*DATA EXTRACT:*

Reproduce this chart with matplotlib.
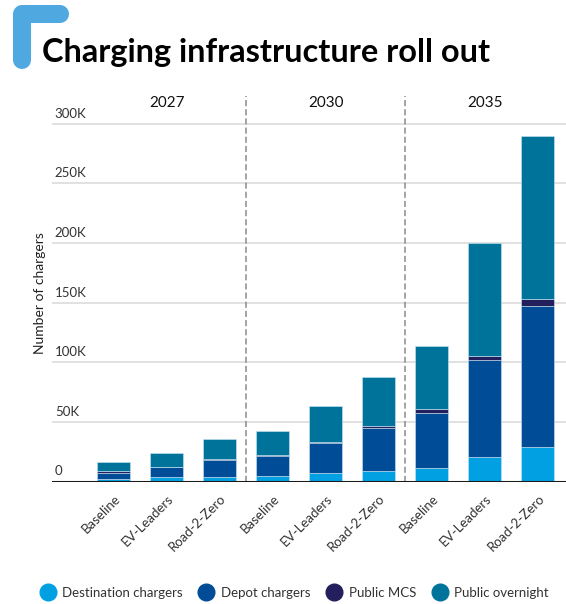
import matplotlib.pyplot as plt
import numpy as np
from matplotlib.lines import Line2D

plt.rcParams['font.family'] = ['Lato', 'DejaVu Sans']

# data (thousands of chargers)
years = ['2027', '2030', '2035']
scenarios = ['Baseline', 'EV-Leaders', 'Road-2-Zero']
destination = [2, 3.5, 4, 4.5, 7, 9, 11, 20.5, 29]
depot = [5.5, 8.5, 14, 16.5, 25.5, 35.5, 46.5, 81.5, 118.5]
mcs = [1, 0.5, 1, 1, 1, 2, 3, 3.5, 5.5]
overnight = [7.5, 11, 17, 20, 29.5, 41.5, 53.5, 94.5, 137]
series_names = ['Destination chargers', 'Depot chargers', 'Public MCS', 'Public overnight']
series_colors = ['#00a0e3', '#004c97', '#231f5c', '#00739a']
yticks = [0, 50, 100, 150, 200, 250, 300]
ytick_labels = ['0', '50K', '100K', '150K', '200K', '250K', '300K']

fig = plt.figure(figsize=(5.66, 6.04), dpi=100)
ax = fig.add_axes([52/566, 122.5/604, 1 - 52/566, 385.5/604])

x = np.arange(len(destination))
bottom = np.zeros(len(x))
for vals, name, col in zip([destination, depot, mcs, overnight], series_names, series_colors):
    ax.bar(x, vals, width=0.62, bottom=bottom, color=col, label=name,
           edgecolor='#cde6f4', linewidth=0.4, zorder=3)
    bottom += np.array(vals)

ax.set_xlim(-1.164, 8.53)
ax.set_ylim(0, 323.4)

# gridlines and in-plot tick labels
for t, lab in zip(yticks, ytick_labels):
    if t > 0:
        ax.axhline(t, color='#d9d9d9', lw=1.1, zorder=1)
    ax.annotate(lab, xy=(0, t), xycoords=('axes fraction', 'data'),
                xytext=(2, 3), textcoords='offset points',
                ha='left', va='bottom', fontsize=9.5, color='#333333')
ax.axhline(0, color='#1a1a1a', lw=2.2, zorder=4)

# group separators and year headers
for sep in [2.5, 5.5]:
    ax.axvline(sep, color='#8c8c8c', lw=1.1, ls=(0, (4, 2)), zorder=2)
for i, yr in enumerate(years):
    ax.text(i * 3 + 1, 0.982, yr, transform=ax.get_xaxis_transform(),
            ha='center', va='center', fontsize=11, color='#111111')

ax.set_xticks(x)
ax.set_xticklabels(scenarios * 3, rotation=45, ha='right', rotation_mode='anchor',
                   fontsize=9.5, color='#333333')
ax.tick_params(axis='x', length=0, pad=8)
ax.set_yticks([])
for s in ax.spines.values():
    s.set_visible(False)

fig.text(40/566, 1 - 293/604, 'Number of chargers', rotation=90,
         ha='center', va='center', fontsize=10, color='#222222')

# title with corner mark
fig.add_artist(Line2D([22/566, 22/566, 60/566], [1 - 60/604, 1 - 14/604, 1 - 14/604],
                      transform=fig.transFigure, color='#4fa9e0', lw=13,
                      solid_capstyle='round', solid_joinstyle='round'))
fig.text(42/566, 1 - 62/604, 'Charging infrastructure roll out',
         fontsize=23.4, fontweight='bold', color='#000000', va='baseline', ha='left')

handles = [Line2D([], [], marker='o', ls='none', markersize=12, color=c) for c in series_colors]
fig.legend(handles, series_names, loc='center', bbox_to_anchor=(0.52, 1 - 593/604),
           ncol=4, frameon=False, fontsize=9.5, handletextpad=0.5, columnspacing=1.2,
           handlelength=1.2, labelcolor='#333333', borderpad=0.2, borderaxespad=0)

fig.savefig('out.png', dpi=100)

*EXERCISE:* Write out again, exactly, the lines from the start of the listing up to the line containing "plt.rcParams['font.family'] = ['Lato', 'DejaVu", with both ends and without pictures.

*EXERCISE OUTPUT:*
Reproduce this chart with matplotlib.
import matplotlib.pyplot as plt
import numpy as np
from matplotlib.lines import Line2D

plt.rcParams['font.family'] = ['Lato', 'DejaVu Sans']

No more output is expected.